No, the function is not permitted to return an error; it's required by
ISO C to produce a result. Falsely reporting that it needs more space
for the result, and thereby causing the caller to keep allocating
larger and larger buffers until it runs out of memory itself, is not
valid; in particular, it could report different needed lengths for the
same string at different calls in the ame program with the same
locale.
If strcoll_l is using an algorithm that requires allocation, this
needs to be fixed -- there's no fundamental reason it needs to
allocate.
Ok. It is no big deal to add a none-allocating path but the question
than is when to use it. We could stick to the current implementation and
just try to malloc() if the stack is not available but personally I
would not want strxfrm to even try to allocate memory beyond a certain
amount. Considering that __MAX_ALLOCA_CUTOFF is actually 64KB so that
strings up to 12.8KB could have a stack based index & rules cache one
could maybe avoid malloc() at all without hurting most real world use cases.

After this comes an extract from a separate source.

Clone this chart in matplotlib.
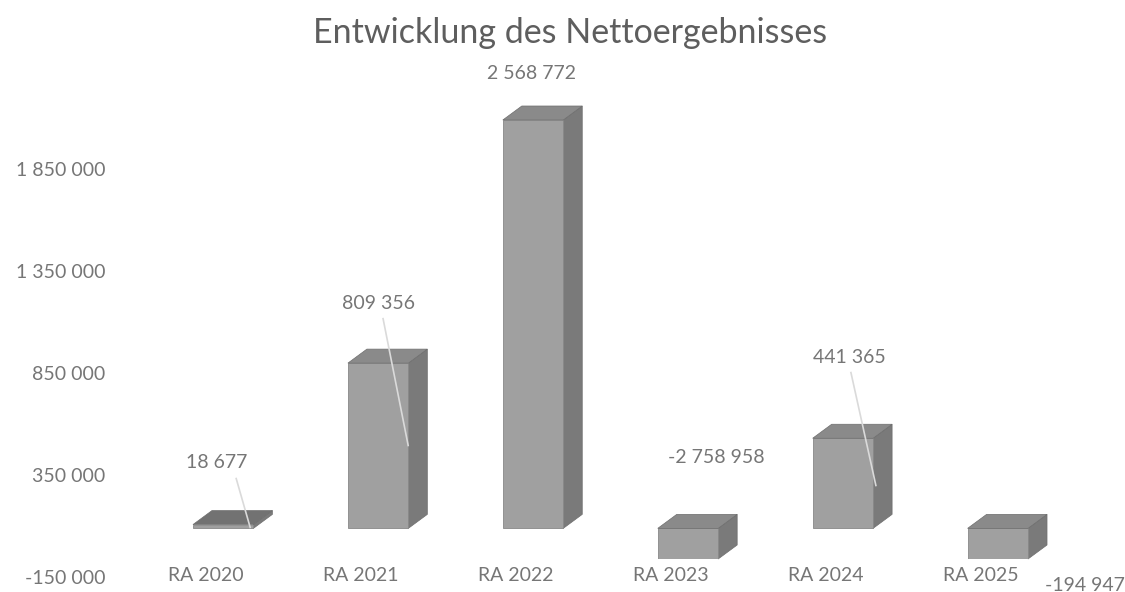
import numpy as np
import matplotlib
matplotlib.use("Agg")
import matplotlib.pyplot as plt
from matplotlib.patches import Polygon
from matplotlib.transforms import ScaledTranslation

# Daten
kategorien = ["RA 2020", "RA 2021", "RA 2022", "RA 2023", "RA 2024", "RA 2025"]
werte = [18677, 809356, 2568772, -2758958, 441365, -194947]
wert_texte = ["18 677", "809 356", "2 568 772", "-2 758 958", "441 365", "-194 947"]
y_ticks = [-150000, 350000, 850000, 1350000, 1850000]
y_tick_texte = ["-150 000", "350 000", "850 000", "1 350 000", "1 850 000"]

# Beschriftungspositionen (x in Kategorien, y in Achsenwerten)
label_pos = [(-0.04, 322000), (1.0, 1100000), (1.99, 2230000),
             (3.18, 347000), (4.045, 836000), (5.56, -279000)]
# Führungslinien: x0, y0, x1, y1
leader = [(0.084, 244000, 0.174, 5000),
          (1.032, 1027000, 1.194, 406000),
          (4.052, 763000, 4.213, 210000)]

plt.rcParams['font.family'] = ['Lato', 'DejaVu Sans']
TXT = "#767676"

fig = plt.figure(figsize=(11.25, 5.92), dpi=100)
ax = fig.add_axes([107 / 1125, 33 / 592, 1007 / 1125, 439 / 592])
ymin, ymax = -150000, 2000000
ax.set_xlim(-0.75, 5.75)
ax.set_ylim(ymin, ymax)

x = np.arange(len(kategorien))
breite = 0.39
werte_clip = np.clip(werte, ymin, ymax)

front = "#a0a0a0"
seite = "#7a7a7a"
oben = "#8a8a8a"

# Tiefe der 3D-Balken in Datenkoordinaten (aus Pixeln über die Achsengröße)
ax_w_px = 1007
ax_h_px = 439
ddx = 19 / ax_w_px * (5.75 + 0.75)
ddy = 14 / ax_h_px * (ymax - ymin)

ax.bar(x, werte_clip, width=breite, color=front, edgecolor="#888888", linewidth=0.6, zorder=3)
for xi, v in zip(x, werte_clip):
    x0, x1 = xi - breite / 2, xi + breite / 2
    top, bot = max(v, 0), min(v, 0)
    seite_poly = Polygon([(x1, bot), (x1 + ddx, bot + ddy), (x1 + ddx, top + ddy), (x1, top)],
                         closed=True, facecolor=seite, edgecolor="#6e6e6e", linewidth=0.5,
                         zorder=2, clip_on=False)
    oben_poly = Polygon([(x0, top), (x1, top), (x1 + ddx, top + ddy), (x0 + ddx, top + ddy)],
                        closed=True, facecolor=oben if top - bot > 30000 else "#727272",
                        edgecolor="#6e6e6e", linewidth=0.5, zorder=4, clip_on=False)
    ax.add_patch(seite_poly)
    ax.add_patch(oben_poly)

# Datenbeschriftungen
for (lx, ly), t in zip(label_pos, wert_texte):
    ax.text(lx, ly, t, ha="center", va="center", fontsize=14, color=TXT, zorder=6,
            clip_on=False)
for x0, y0, x1, y1 in leader:
    ax.plot([x0, x1], [y0, y1], color="#dadada", linewidth=1.2, zorder=5, clip_on=False)

# Achsen
ax.set_yticks(y_ticks)
ax.set_yticklabels(y_tick_texte)
ax.set_xticks(x)
ax.set_xticklabels(kategorien)
ax.tick_params(axis="both", length=0, labelsize=14, labelcolor=TXT)
ax.tick_params(axis="y", pad=1)
ax.tick_params(axis="x", pad=6)
for lab in ax.get_yticklabels():
    lab.set_transform(lab.get_transform() + ScaledTranslation(0, -18 / 100, fig.dpi_scale_trans))
for lab in ax.get_xticklabels():
    lab.set_transform(lab.get_transform() + ScaledTranslation(-17 / 100, 0, fig.dpi_scale_trans))
for s in ax.spines.values():
    s.set_visible(False)
ax.patch.set_alpha(0)

fig.text(570 / 1125, 1 - 33 / 592, "Entwicklung des Nettoergebnisses",
         ha="center", va="center", fontsize=24.5, color="#5e5e5e")

fig.savefig("out.png", dpi=100, facecolor="white")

So there are six possible scenarios:
1. Do not allocate a cache. This slows performance but avoids a call to
strlen() and duplicate code (cached & uncached version).
2. Do allocate a cache on the stack only.
3. Do allocate on the stack first and otherwise malloc.
4. Do allocate on the stack first and otherwise malloc if the cache size
is below a treshold.
5. Allocate the cache via malloc only.
6. Allocate the cache via malloc only if the size is below a treshold.